ResearchED
- Formation: 2013
- Purpose: To bridge the gap between research and practice in education
- Official language: English
- Directors: Tom Bennett; Rebecca Allen; Daisy Christodoulou; Sam Freedman; Alex Quigley; Dylan Wiliam;
- Website: researchED Home

= ResearchED =

International nonprofit academic organization

ResearchED is a teacher-led organisation established in 2013 by Tom Bennett that aims to make teachers research literate and pseudo-science proof. It holds teacher conferences throughout the UK and internationally. Speakers have included Daniel T. Willingham, Daisy Christodoulou, Nick Gibb, John Sweller, John Hattie, Katharine Birbalsingh, Natalie Wexler, Dylan Wiliam, and John Mighton.

Its official publication is the quarterly journal ResearchED, published in partnership with John Catt Educational and founded in 2018. Contributors to the first issue included Daisy Christodoulou, John Sweller and Daniel T. Willingham, who also featured on its front cover.

==Origins==
ResearchED was founded by Tom Bennett in 2013. According to its website, the organization came about after a discussion between Bennett, Sam Freedman, and science writer Ben Goldacre. It grew out of Bennett's frustration that teachers "were not leaving their initial training familiar with the best and latest research on how to teach, the way people learn, remember, focus and behave".

==Conferences==

ResearchED's conferences have grown over time to more than 1,000 participants by 2017.

==Reception==
In a 2020 article published by the British Educational Research Journal, academic Steven Watson accused ResearchED of astroturfing and as an 'outrider for [Michael] Gove's education reforms'.

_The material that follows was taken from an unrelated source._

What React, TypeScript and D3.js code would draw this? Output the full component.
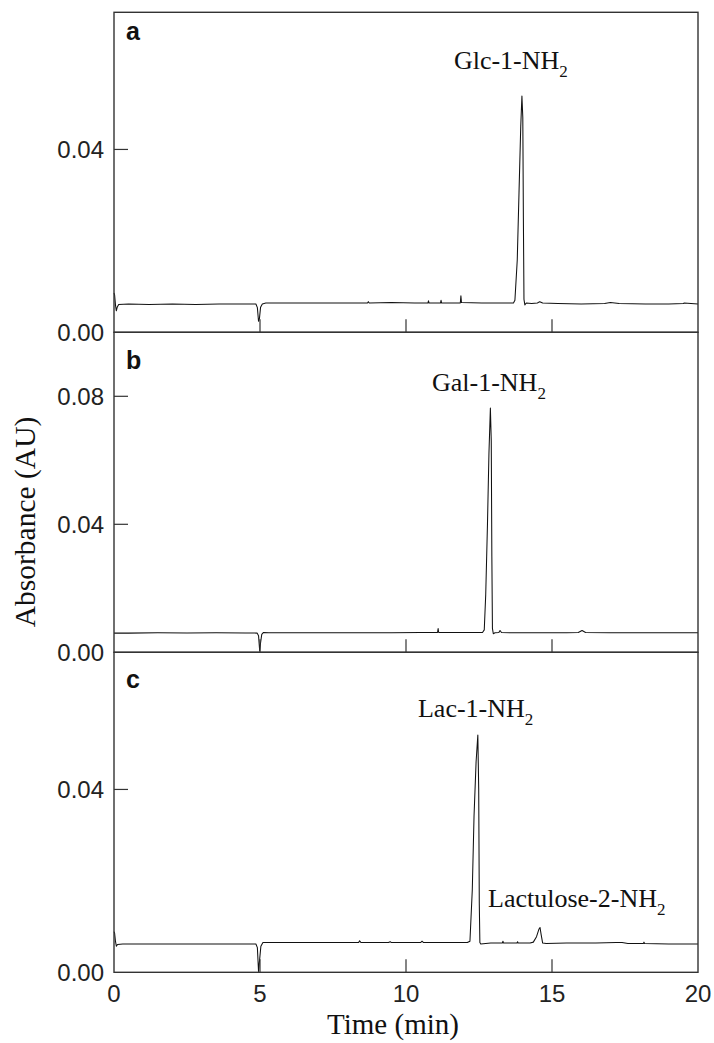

Daniel T. Willingham, a guest speaker at a ResearchED conference, refers to ResearchED as an "organization by and for practitioners, meant to bring education research to the public via low-cost conferences throughout the world, and now a magazine",

The UK Minister of State for Schools, Nick Gibb, praised the organisation, calling it "a grassroots, teacher-led revolt against the old order in education".